# Fotos de um Algarve seco



## algarvio1980 (20 Nov 2009 às 19:52)

Aqui ficam algumas fotos da paisagem que eu vejo há meses no Algarve e pelo andar, assim vai continuar mais algum tempo.

*Estrada 125 ( Olhão - Faro)*







*Canavial seco*






*Estrada 125 - ribeiro totalmente coberto pelo canavial*






*Campos secos*





















*Rio Seco (zona da Galvana)*











Fotos gentilmente cedidas por Ana Santos.

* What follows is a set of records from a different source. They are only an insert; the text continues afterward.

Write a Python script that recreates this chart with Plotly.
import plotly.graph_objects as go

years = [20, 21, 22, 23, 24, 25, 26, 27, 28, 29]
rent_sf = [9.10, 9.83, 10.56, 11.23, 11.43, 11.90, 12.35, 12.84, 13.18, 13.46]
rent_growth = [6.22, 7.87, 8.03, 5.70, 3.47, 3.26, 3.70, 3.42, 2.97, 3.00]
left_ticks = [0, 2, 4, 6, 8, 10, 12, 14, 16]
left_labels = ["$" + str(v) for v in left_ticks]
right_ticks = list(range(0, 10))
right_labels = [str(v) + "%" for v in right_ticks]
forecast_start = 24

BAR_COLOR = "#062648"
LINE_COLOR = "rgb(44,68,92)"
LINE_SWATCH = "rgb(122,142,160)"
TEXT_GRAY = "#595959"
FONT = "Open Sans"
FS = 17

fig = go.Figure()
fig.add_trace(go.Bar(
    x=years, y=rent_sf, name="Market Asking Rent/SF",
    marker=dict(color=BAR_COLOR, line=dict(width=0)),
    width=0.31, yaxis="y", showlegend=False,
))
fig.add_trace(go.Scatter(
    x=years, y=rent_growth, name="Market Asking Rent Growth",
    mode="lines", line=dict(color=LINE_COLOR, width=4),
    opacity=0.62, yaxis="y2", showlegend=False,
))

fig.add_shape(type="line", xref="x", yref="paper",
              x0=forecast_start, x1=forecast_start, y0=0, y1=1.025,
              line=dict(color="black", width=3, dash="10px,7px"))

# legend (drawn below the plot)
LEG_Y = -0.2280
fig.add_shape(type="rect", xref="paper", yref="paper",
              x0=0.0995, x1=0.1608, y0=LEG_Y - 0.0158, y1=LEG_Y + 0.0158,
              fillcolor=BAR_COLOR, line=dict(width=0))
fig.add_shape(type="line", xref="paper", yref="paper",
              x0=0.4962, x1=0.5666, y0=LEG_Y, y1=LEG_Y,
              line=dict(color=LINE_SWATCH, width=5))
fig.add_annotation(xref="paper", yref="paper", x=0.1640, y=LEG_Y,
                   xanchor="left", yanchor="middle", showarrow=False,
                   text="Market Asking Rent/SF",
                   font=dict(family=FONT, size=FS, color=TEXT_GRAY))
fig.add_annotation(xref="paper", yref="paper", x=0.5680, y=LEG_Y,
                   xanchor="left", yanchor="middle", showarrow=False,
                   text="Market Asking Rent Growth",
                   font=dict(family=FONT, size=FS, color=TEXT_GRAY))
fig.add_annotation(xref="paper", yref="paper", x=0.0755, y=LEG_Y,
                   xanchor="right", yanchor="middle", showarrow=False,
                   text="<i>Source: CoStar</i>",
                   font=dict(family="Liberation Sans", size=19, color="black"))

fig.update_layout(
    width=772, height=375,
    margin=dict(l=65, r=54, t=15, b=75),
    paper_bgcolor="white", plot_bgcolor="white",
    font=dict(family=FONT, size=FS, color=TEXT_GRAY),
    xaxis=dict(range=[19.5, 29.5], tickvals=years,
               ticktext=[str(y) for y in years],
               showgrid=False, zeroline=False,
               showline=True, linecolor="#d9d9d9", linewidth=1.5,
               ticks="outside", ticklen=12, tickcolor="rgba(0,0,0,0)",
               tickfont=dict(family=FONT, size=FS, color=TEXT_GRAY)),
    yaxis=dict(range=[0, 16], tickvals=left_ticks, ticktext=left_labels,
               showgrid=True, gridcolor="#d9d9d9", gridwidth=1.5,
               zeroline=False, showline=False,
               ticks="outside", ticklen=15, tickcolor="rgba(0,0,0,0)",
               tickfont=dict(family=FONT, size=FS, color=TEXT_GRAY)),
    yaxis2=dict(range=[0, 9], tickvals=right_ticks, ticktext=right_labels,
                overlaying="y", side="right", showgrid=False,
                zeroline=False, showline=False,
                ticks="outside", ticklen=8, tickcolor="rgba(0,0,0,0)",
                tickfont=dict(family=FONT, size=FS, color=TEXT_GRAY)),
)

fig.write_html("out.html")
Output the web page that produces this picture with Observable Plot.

Estas fotos foram tiradas nesta semana, de salientar as duas últimas imagens para o lixo que se encontra no Rio Seco, ninguém limpa algum dia chove demais e depois dizem que há estragos.


----------



## MSantos (21 Nov 2009 às 00:50)

Parecem fotos do mês de Agosto, que tristexa ver tudo tão seco

O lixo acumulado no leito do Rio Seco é lamentavel


----------



## AnDré (21 Nov 2009 às 01:25)

algarvio1980 disse:


> Estas fotos foram tiradas nesta semana, de salientar as duas últimas imagens para o lixo que se encontra no Rio Seco, ninguém limpa algum dia chove demais e depois dizem que há estragos.



Já não bastava a seca...
Enfim! Lá diz o ditado: _Um mal nunca vem só._


----------